Na semana passada, a UFRJ concedeu à escritora Carolina Maria de Jesus, por unanimidade, o título de doutora honoris causa em uma sessão do Conselho Universitário. A escritora negra, catadora de papel e moradora da favela do Canindé surgiu em meados da década de 1960 como um dos grandes acontecimentos na história da literatura brasileira. Com seu livro Quarto de Despejo, Carolina expôs as mazelas de favelados, mas trouxe também uma escrita sensível sobre a condição humana.
O título foi concedido 44 anos após sua morte. O reconhecimento, ainda que tardio, revela a força de Carolina, mas também o quanto a reparação social para os negros vai a passos lentos.
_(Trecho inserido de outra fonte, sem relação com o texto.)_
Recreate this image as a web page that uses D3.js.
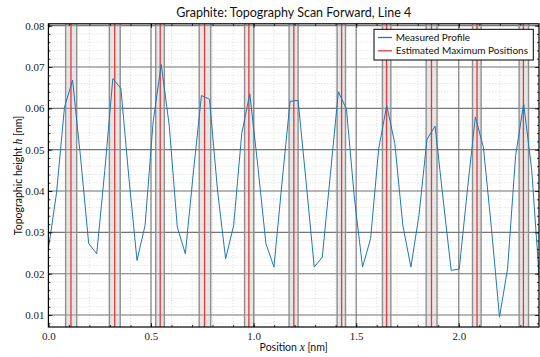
<!DOCTYPE html>
<html>
<head>
<meta charset="utf-8">
<script src="https://cdn.jsdelivr.net/npm/d3@7"></script>
<style>
body { margin: 0; background: #fff; }
svg { display: block; }
</style>
</head>
<body>
<svg id="chart" width="540" height="357"></svg>
<script>
// scan samples, spacing in nm
var sampleStep = 0.03926;
var heights = [0.026, 0.0394, 0.0603, 0.0668, 0.048, 0.0273, 0.0248, 0.045, 0.0672, 0.0648,
    0.043, 0.0232, 0.0317, 0.0567, 0.0706, 0.0559, 0.0313, 0.0248, 0.0446, 0.0631,
    0.0622, 0.040, 0.0236, 0.0317, 0.0539, 0.0635, 0.046, 0.0273, 0.0216, 0.042,
    0.0617, 0.0619, 0.042, 0.0216, 0.0240, 0.044, 0.0640, 0.0598, 0.038, 0.0216,
    0.0285, 0.0502, 0.0607, 0.0515, 0.0317, 0.0216, 0.0341, 0.0525, 0.0557, 0.038,
    0.0208, 0.0211, 0.040, 0.0579, 0.0506, 0.0309, 0.0095, 0.0212, 0.0486, 0.0611,
    0.045, 0.017];

// estimated maxima and their uncertainty bands
var peakPos = [0.110, 0.323, 0.545, 0.761, 0.977, 1.196, 1.429, 1.648, 1.867, 2.089, 2.315];
var bandLo  = [0.084, 0.297, 0.523, 0.735, 0.956, 1.173, 1.407, 1.628, 1.841, 2.067, 2.294];
var bandHi  = [0.138, 0.350, 0.565, 0.791, 1.001, 1.217, 1.448, 1.669, 1.894, 2.109, 2.340];

var xTicks = [0, 0.5, 1.0, 1.5, 2.0];
var xTickLabels = ['0.0', '0.5', '1.0', '1.5', '2.0'];
var yTicks = [0.01, 0.02, 0.03, 0.04, 0.05, 0.06, 0.07, 0.08];
var yTickLabels = ['0.01', '0.02', '0.03', '0.04', '0.05', '0.06', '0.07', '0.08'];

var profile = heights.map(function (h, i) { return { x: i * sampleStep, y: h }; });

var pL = 48.4, pR = 539, pT = 23.8, pB = 327;

var x = d3.scaleLinear().domain([0, 2.391]).range([pL, pR]);
var y = d3.scaleLinear().domain([0.0071, 0.08045]).range([pB, pT]);

var svg = d3.select('#chart');
var serif = '"Liberation Serif", "DejaVu Serif", serif';
var sans = 'Lato, "Open Sans", sans-serif';

svg.append('defs').append('clipPath').attr('id', 'plotclip')
    .append('rect')
    .attr('x', pL).attr('y', pT)
    .attr('width', pR - pL).attr('height', pB - pT);

var plot = svg.append('g').attr('clip-path', 'url(#plotclip)');

// minor grid (dotted)
var xMinor = d3.range(0, 2.4, 0.1);
var yMinor = d3.range(0.008, 0.0805, 0.002);
plot.append('g').selectAll('line').data(xMinor).join('line')
    .attr('x1', d => x(d)).attr('x2', d => x(d))
    .attr('y1', pT).attr('y2', pB)
    .attr('stroke', '#cfcfcf').attr('stroke-width', 0.8)
    .attr('stroke-dasharray', '1,2');
plot.append('g').selectAll('line').data(yMinor).join('line')
    .attr('x1', pL).attr('x2', pR)
    .attr('y1', d => y(d)).attr('y2', d => y(d))
    .attr('stroke', '#cfcfcf').attr('stroke-width', 0.8)
    .attr('stroke-dasharray', '1,2');

// major grid
plot.append('g').selectAll('line').data(xTicks).join('line')
    .attr('x1', d => x(d)).attr('x2', d => x(d))
    .attr('y1', pT).attr('y2', pB)
    .attr('stroke', '#777').attr('stroke-width', 1.1);
plot.append('g').selectAll('line').data(yTicks).join('line')
    .attr('x1', pL).attr('x2', pR)
    .attr('y1', d => y(d)).attr('y2', d => y(d))
    .attr('stroke', '#777').attr('stroke-width', 1.1);

// bands
var bands = plot.append('g');
peakPos.forEach(function (p, i) {
    bands.append('rect')
        .attr('x', x(bandLo[i])).attr('y', pT)
        .attr('width', x(bandHi[i]) - x(bandLo[i])).attr('height', pB - pT)
        .attr('fill', '#c4c4c4').attr('fill-opacity', 0.4);
    [bandLo[i], bandHi[i]].forEach(function (e) {
        bands.append('line')
            .attr('x1', x(e)).attr('x2', x(e))
            .attr('y1', pT).attr('y2', pB)
            .attr('stroke', '#8f8f8f').attr('stroke-width', 1.4);
    });
});

// red maxima lines
plot.append('g').selectAll('line').data(peakPos).join('line')
    .attr('x1', d => x(d)).attr('x2', d => x(d))
    .attr('y1', pT).attr('y2', pB)
    .attr('stroke', '#e23a3a').attr('stroke-width', 1.3);

// measured profile
plot.append('path')
    .datum(profile)
    .attr('fill', 'none')
    .attr('stroke', '#1f77b4')
    .attr('stroke-width', 1)
    .attr('d', d3.line().x(d => x(d.x)).y(d => y(d.y)));

// axes, ticks inward on all four sides
function styleAxis(g) {
    g.select('.domain').remove();
    g.selectAll('.tick line').attr('stroke', '#000').attr('stroke-width', 0.8);
    g.selectAll('.tick text').attr('font-family', serif).attr('font-size', '11px').attr('fill', '#222');
}

svg.append('g').attr('transform', 'translate(0,' + pB + ')')
    .call(d3.axisBottom(x).tickValues(xTicks).tickSize(-4).tickPadding(5)
        .tickFormat((d, i) => xTickLabels[i]))
    .call(styleAxis);
svg.append('g').attr('transform', 'translate(0,' + pB + ')')
    .call(d3.axisBottom(x).tickValues(xMinor).tickSize(-2).tickFormat(''))
    .call(styleAxis);
svg.append('g').attr('transform', 'translate(0,' + pT + ')')
    .call(d3.axisTop(x).tickValues(xTicks).tickSize(-4).tickFormat(''))
    .call(styleAxis);
svg.append('g').attr('transform', 'translate(0,' + pT + ')')
    .call(d3.axisTop(x).tickValues(xMinor).tickSize(-2).tickFormat(''))
    .call(styleAxis);

svg.append('g').attr('transform', 'translate(' + pL + ',0)')
    .call(d3.axisLeft(y).tickValues(yTicks).tickSize(-4).tickPadding(4)
        .tickFormat((d, i) => yTickLabels[i]))
    .call(styleAxis);
svg.append('g').attr('transform', 'translate(' + pL + ',0)')
    .call(d3.axisLeft(y).tickValues(yMinor).tickSize(-2).tickFormat(''))
    .call(styleAxis);
svg.append('g').attr('transform', 'translate(' + pR + ',0)')
    .call(d3.axisRight(y).tickValues(yTicks).tickSize(-4).tickFormat(''))
    .call(styleAxis);
svg.append('g').attr('transform', 'translate(' + pR + ',0)')
    .call(d3.axisRight(y).tickValues(yMinor).tickSize(-2).tickFormat(''))
    .call(styleAxis);

// frame
svg.append('rect')
    .attr('x', pL).attr('y', pT)
    .attr('width', pR - pL).attr('height', pB - pT)
    .attr('fill', 'none').attr('stroke', '#000').attr('stroke-width', 1.2);

// title and labels
svg.append('text')
    .attr('x', (pL + pR) / 2).attr('y', 17)
    .attr('text-anchor', 'middle')
    .attr('font-family', sans).attr('font-size', '12.5px').attr('fill', '#111')
    .text('Graphite:  Topography Scan Forward, Line 4');

var xl = svg.append('text')
    .attr('x', (pL + pR) / 2).attr('y', 351)
    .attr('text-anchor', 'middle')
    .attr('font-family', sans).attr('font-size', '10.5px').attr('fill', '#111');
xl.append('tspan').text('Position ');
xl.append('tspan').attr('font-family', serif).attr('font-style', 'italic').attr('font-size', '11.5px').text('x');
xl.append('tspan').text(' [nm]');

var yl = svg.append('text')
    .attr('transform', 'translate(22,' + ((pT + pB) / 2) + ') rotate(-90)')
    .attr('text-anchor', 'middle')
    .attr('font-family', sans).attr('font-size', '10.5px').attr('fill', '#111');
yl.append('tspan').text('Topographic height ');
yl.append('tspan').attr('font-family', serif).attr('font-style', 'italic').attr('font-size', '11.5px').text('h');
yl.append('tspan').text(' [nm]');

// legend
var legend = svg.append('g');
legend.append('rect')
    .attr('x', 374).attr('y', 29.3).attr('width', 159.3).attr('height', 30.7)
    .attr('fill', '#fff').attr('stroke', '#000').attr('stroke-width', 1);
var entries = [
    { label: 'Measured Profile', color: '#1f77b4', width: 1.3 },
    { label: 'Estimated Maximum Positions', color: '#e23a3a', width: 1.3 }
];
entries.forEach(function (e, i) {
    var cy = 37.5 + i * 13.3;
    legend.append('line')
        .attr('x1', 378).attr('x2', 392).attr('y1', cy).attr('y2', cy)
        .attr('stroke', e.color).attr('stroke-width', e.width);
    legend.append('text')
        .attr('x', 395.7).attr('y', cy + 3.6)
        .attr('font-family', sans).attr('font-size', '10px').attr('fill', '#111')
        .text(e.label);
});
</script>
</body>
</html>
Carolina foi traduzida para 13 línguas. Vendeu mais de 1 milhão de exemplares. Estampou manchetes pelo mundo, como no jornal Le Monde e na revista Time. Foi e é tema de inúmeras dissertações e teses acadêmicas dentro e fora do país.
Longe de um exemplo meritocrático, Carolina é uma exceção à regra. Por sorte e através de muita luta, a literatura negra vem ganhando espaço no mercado editorial brasileiro. Embora longe do ideal, Carolina abriu espaço para que mais mulheres negras pudessem trilhar caminhos do reconhecimento, como é caso de Conceição Evaristo, Cidinha da Silva e Fernanda Bastos, só para citar alguns dos nomes mais relevantes da literatura contemporânea.
Tal honraria confirma a importância da escritora que discordava da vida. Assim, deixo aos leitores um trecho de Quarto de Despejo para saborearem a literatura corajosa e consciente de Carolina, um convite para conhecerem sua obra, que em breve ganhará reedição pela editora Companhia das Letras: “Eu escrevia peças e apresentava aos diretores de circos. Eles respondiam-me:
— É pena você ser preta.
Esquecendo-se eles que eu adoro a minha pele negra, e o meu cabelo rústico. Eu até acho o cabelo de negro mais educado do que o cabelo de branco. Porque o cabelo de preto onde põe, fica. É obediente. E o cabelo de branco, é só dar um movimento na cabeça ele já sai do lugar. É indisciplinado. Se é que existe reincarnações, eu quero voltar sempre preta”.